Required work: Transcribe the lines below verbatim, skipping the images.

Dataset excerpt:
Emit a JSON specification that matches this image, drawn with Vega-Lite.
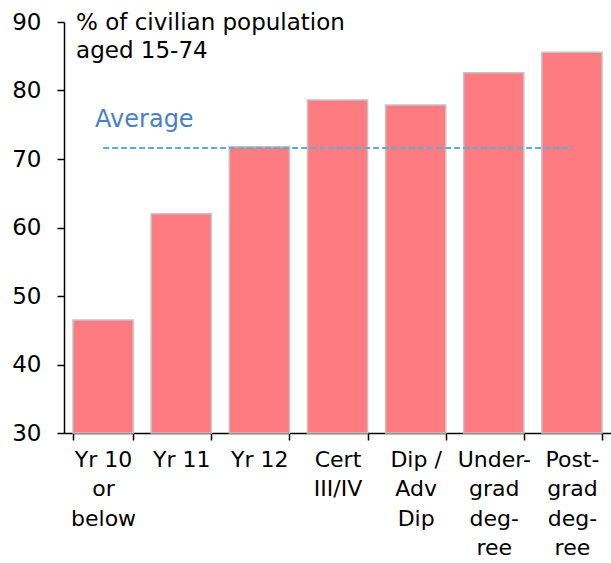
{
  "$schema": "https://vega.github.io/schema/vega-lite/v6.json",
  "width": 547,
  "height": 411,
  "autosize": "none",
  "padding": {"left": 64, "top": 22, "right": 0, "bottom": 130},
  "background": "white",
  "config": {
    "view": {"stroke": null},
    "font": "DejaVu Sans"
  },
  "datasets": {
    "bars": [
      {"cat": "Yr 10|or|below", "value": 46.5},
      {"cat": "Yr 11", "value": 62.0},
      {"cat": "Yr 12", "value": 71.8},
      {"cat": "Cert|III/IV", "value": 78.6},
      {"cat": "Dip /|Adv|Dip", "value": 77.9},
      {"cat": "Under-|grad|deg-|ree", "value": 82.6},
      {"cat": "Post-|grad|deg-|ree", "value": 85.6}
    ],
    "avg": [
      {"from": "Yr 10|or|below", "to": "Post-|grad|deg-|ree", "avg": 71.6, "label": "Average"}
    ],
    "title": [
      {"text": "% of civilian population|aged 15-74", "cat": "Yr 10|or|below", "top": 90}
    ]
  },
  "layer": [
    {
      "data": {"name": "bars"},
      "mark": {"type": "bar", "color": "#FF7B82", "stroke": "#C4C4C4", "strokeWidth": 1.5},
      "encoding": {
        "x": {
          "field": "cat", "type": "nominal", "sort": null,
          "scale": {"paddingInner": 0.23, "paddingOuter": 0.115},
          "axis": {
            "title": null, "labelAngle": 0, "tickBand": "extent",
            "labelExpr": "split(datum.label, '|')",
            "labelFontSize": 22, "labelColor": "#000000", "labelLineHeight": 29.5,
            "labelPadding": 9, "labelBaseline": "top", "labelOverlap": false, "labelBound": false,
            "domainColor": "#000000", "domainWidth": 1.5,
            "tickColor": "#000000", "tickSize": 7, "tickWidth": 1.5
          }
        },
        "y": {
          "field": "value", "type": "quantitative",
          "scale": {"domain": [30, 90], "nice": false, "zero": false},
          "axis": {
            "title": null, "values": [30, 40, 50, 60, 70, 80, 90], "grid": false,
            "labelFontSize": 23, "labelColor": "#000000", "labelPadding": 16,
            "domainColor": "#000000", "domainWidth": 1.5,
            "tickColor": "#000000", "tickSize": 7, "tickWidth": 1.5
          }
        },
        "y2": {"datum": 30}
      }
    },
    {
      "data": {"name": "avg"},
      "mark": {"type": "rule", "color": "#5AAFD2", "strokeWidth": 2, "strokeDash": [6, 3]},
      "encoding": {
        "x": {"field": "from", "type": "nominal", "sort": null},
        "x2": {"field": "to"},
        "y": {"field": "avg", "type": "quantitative"}
      }
    },
    {
      "data": {"name": "avg"},
      "mark": {"type": "text", "color": "#4A7EC4", "fontSize": 24, "align": "left", "baseline": "alphabetic", "dx": -8, "dy": -21},
      "encoding": {
        "x": {"field": "from", "type": "nominal", "sort": null},
        "y": {"field": "avg", "type": "quantitative"},
        "text": {"field": "label"}
      }
    },
    {
      "data": {"name": "title"},
      "mark": {"type": "text", "color": "#000000", "fontSize": 23, "align": "left", "baseline": "top", "lineBreak": "|", "lineHeight": 28, "dx": -27, "dy": -10},
      "encoding": {
        "x": {"field": "cat", "type": "nominal", "sort": null},
        "y": {"field": "top", "type": "quantitative"},
        "text": {"field": "text"}
      }
    }
  ]
}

Exercise result:
Emit a JSON specification that matches this image, drawn with Vega-Lite.
{
  "$schema": "https://vega.github.io/schema/vega-lite/v6.json",
  "width": 547,
  "height": 411,
  "autosize": "none",
  "padding": {"left": 64, "top": 22, "right": 0, "bottom": 130},
  "background": "white",
  "config": {
    "view": {"stroke": null},
    "font": "DejaVu Sans"
  },
  "datasets": {
    "bars": [
      {"cat": "Yr 10|or|below", "value": 46.5},
      {"cat": "Yr 11", "value": 62.0},
      {"cat": "Yr 12", "value": 71.8},
      {"cat": "Cert|III/IV", "value": 78.6},
      {"cat": "Dip /|Adv|Dip", "value": 77.9},
      {"cat": "Under-|grad|deg-|ree", "value": 82.6},
      {"cat": "Post-|grad|deg-|ree", "value": 85.6}
    ],
    "avg": [
      {"from": "Yr 10|or|below", "to": "Post-|grad|deg-|ree", "avg": 71.6, "label": "Average"}
    ],
    "title": [
      {"text": "% of civilian population|aged 15-74", "cat": "Yr 10|or|below", "top": 90}
    ]
  },
  "layer": [
    {
      "data": {"name": "bars"},
      "mark": {"type": "bar", "color": "#FF7B82", "stroke": "#C4C4C4", "strokeWidth": 1.5},
      "encoding": {
        "x": {
          "field": "cat", "type": "nominal", "sort": null,
          "scale": {"paddingInner": 0.23, "paddingOuter": 0.115},
          "axis": {
            "title": null, "labelAngle": 0, "tickBand": "extent",
            "labelExpr": "split(datum.label, '|')",
            "labelFontSize": 22, "labelColor": "#000000", "labelLineHeight": 29.5,
            "labelPadding": 9, "labelBaseline": "top", "labelOverlap": false, "labelBound": false,
            "domainColor": "#000000", "domainWidth": 1.5,
            "tickColor": "#000000", "tickSize": 7, "tickWidth": 1.5
          }
        },
        "y": {
          "field": "value", "type": "quantitative",
          "scale": {"domain": [30, 90], "nice": false, "zero": false},
          "axis": {
            "title": null, "values": [30, 40, 50, 60, 70, 80, 90], "grid": false,
            "labelFontSize": 23, "labelColor": "#000000", "labelPadding": 16,
            "domainColor": "#000000", "domainWidth": 1.5,
            "tickColor": "#000000", "tickSize": 7, "tickWidth": 1.5
          }
        },
        "y2": {"datum": 30}
      }
    },
    {
      "data": {"name": "avg"},
      "mark": {"type": "rule", "color": "#5AAFD2", "strokeWidth": 2, "strokeDash": [6, 3]},
      "encoding": {
        "x": {"field": "from", "type": "nominal", "sort": null},
        "x2": {"field": "to"},
        "y": {"field": "avg", "type": "quantitative"}
      }
    },
    {
      "data": {"name": "avg"},
      "mark": {"type": "text", "color": "#4A7EC4", "fontSize": 24, "align": "left", "baseline": "alphabetic", "dx": -8, "dy": -21},
      "encoding": {
        "x": {"field": "from", "type": "nominal", "sort": null},
        "y": {"field": "avg", "type": "quantitative"},
        "text": {"field": "label"}
      }
    },
    {
      "data": {"name": "title"},
      "mark": {"type": "text", "color": "#000000", "fontSize": 23, "align": "left", "baseline": "top", "lineBreak": "|", "lineHeight": 28, "dx": -27, "dy": -10},
      "encoding": {
        "x": {"field": "cat", "type": "nominal", "sort": null},
        "y": {"field": "top", "type": "quantitative"},
        "text": {"field": "text"}
      }
    }
  ]
}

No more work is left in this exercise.